To put that into perspective, Adrian Peterson's was 72.0.
A quarterback can change everything, but any signal-caller can drastically benefit from quality receivers.
Stevie Johnson has proven to be a capable chain-mover, and although he hasn't been a game-breaker by the traditional definition, three straight 1,000-yard receiving seasons is quite the feat.
However, the rest of the wideout grouping is rather underwhelming.
The 6'5'' David Nelson will return next season from a torn knee ligament, but guys like Donald Jones, Brad Smith and Ruvell Martin don't necessarily strike fear into any defense.
T.J. Graham wasn't horrible in his rookie campaign, but there is plenty about his game that needs to be developed.

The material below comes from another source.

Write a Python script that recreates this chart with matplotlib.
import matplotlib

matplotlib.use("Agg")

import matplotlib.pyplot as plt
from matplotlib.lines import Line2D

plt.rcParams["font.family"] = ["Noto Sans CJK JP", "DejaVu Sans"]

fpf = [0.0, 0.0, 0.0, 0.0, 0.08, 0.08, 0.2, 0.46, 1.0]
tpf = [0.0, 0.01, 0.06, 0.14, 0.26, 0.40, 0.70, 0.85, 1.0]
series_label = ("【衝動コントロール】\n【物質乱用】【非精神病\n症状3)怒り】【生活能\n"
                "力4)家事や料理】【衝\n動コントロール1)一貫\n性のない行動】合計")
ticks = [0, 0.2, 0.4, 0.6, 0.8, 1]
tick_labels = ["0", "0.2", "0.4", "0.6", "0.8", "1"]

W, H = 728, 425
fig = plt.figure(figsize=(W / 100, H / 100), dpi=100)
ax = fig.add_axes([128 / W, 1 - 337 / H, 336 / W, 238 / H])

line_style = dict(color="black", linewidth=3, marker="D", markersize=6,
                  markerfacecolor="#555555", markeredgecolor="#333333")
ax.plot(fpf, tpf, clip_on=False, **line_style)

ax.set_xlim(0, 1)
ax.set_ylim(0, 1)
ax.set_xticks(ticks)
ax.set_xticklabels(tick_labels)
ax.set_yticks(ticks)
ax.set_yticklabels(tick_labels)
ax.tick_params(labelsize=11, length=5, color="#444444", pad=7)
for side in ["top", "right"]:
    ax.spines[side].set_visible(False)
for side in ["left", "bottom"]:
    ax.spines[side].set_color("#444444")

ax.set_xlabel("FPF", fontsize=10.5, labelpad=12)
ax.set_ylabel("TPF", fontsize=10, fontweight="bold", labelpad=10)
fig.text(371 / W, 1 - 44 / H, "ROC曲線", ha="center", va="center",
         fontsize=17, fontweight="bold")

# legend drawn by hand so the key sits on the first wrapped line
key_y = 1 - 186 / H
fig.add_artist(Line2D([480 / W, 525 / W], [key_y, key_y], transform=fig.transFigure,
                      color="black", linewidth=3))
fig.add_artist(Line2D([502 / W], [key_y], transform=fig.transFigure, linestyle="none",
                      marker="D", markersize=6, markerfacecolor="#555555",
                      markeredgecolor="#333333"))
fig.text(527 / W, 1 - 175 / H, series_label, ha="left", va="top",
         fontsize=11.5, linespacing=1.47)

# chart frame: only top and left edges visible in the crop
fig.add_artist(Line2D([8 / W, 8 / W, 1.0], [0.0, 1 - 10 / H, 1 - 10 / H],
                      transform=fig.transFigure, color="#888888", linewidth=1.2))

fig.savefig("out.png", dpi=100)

Whether its through free agency or in the draft, Marrone needs to add more inherently talented receivers to the Bills roster.
Both Jairus Byrd and Andy Levitre are impending free agents in 2013.
Both need to be franchised or re-signed this offseason.
Byrd does it all on the back end of the Bills secondary, doubling as a ball-hawking centerfielder and a surprisingly stout run stopper.
He finished 2012 with 76 tackles, five interceptions, four forced fumbles and six passes defended.
The safety is a prime franchise tag candidate.
As for Levitre, he's the team's most versatile and reliable offensive linemen, having started every game in his four-year career.
The Oregon State alum isn't a perennial All-Pro, but he plays at a borderline Pro Bowl-level at the critical left guard spot.
A Levitre contract extension should be a top priority for Marrone and the Bills front office.
For the last six years—from Dick Jauron to Chan Gailey—Bills fans have endured horrible in-game coaching.
Ill-advised timeouts, conservative fourth-down decisions and head-scratching play calls have doomed Buffalo and made it exceedingly difficult to win on Sundays.
On game day, Marrone must trust his coordinators to do their jobs. Also, he has to make sure that proper adjustments are made and that he manages the clock correctly.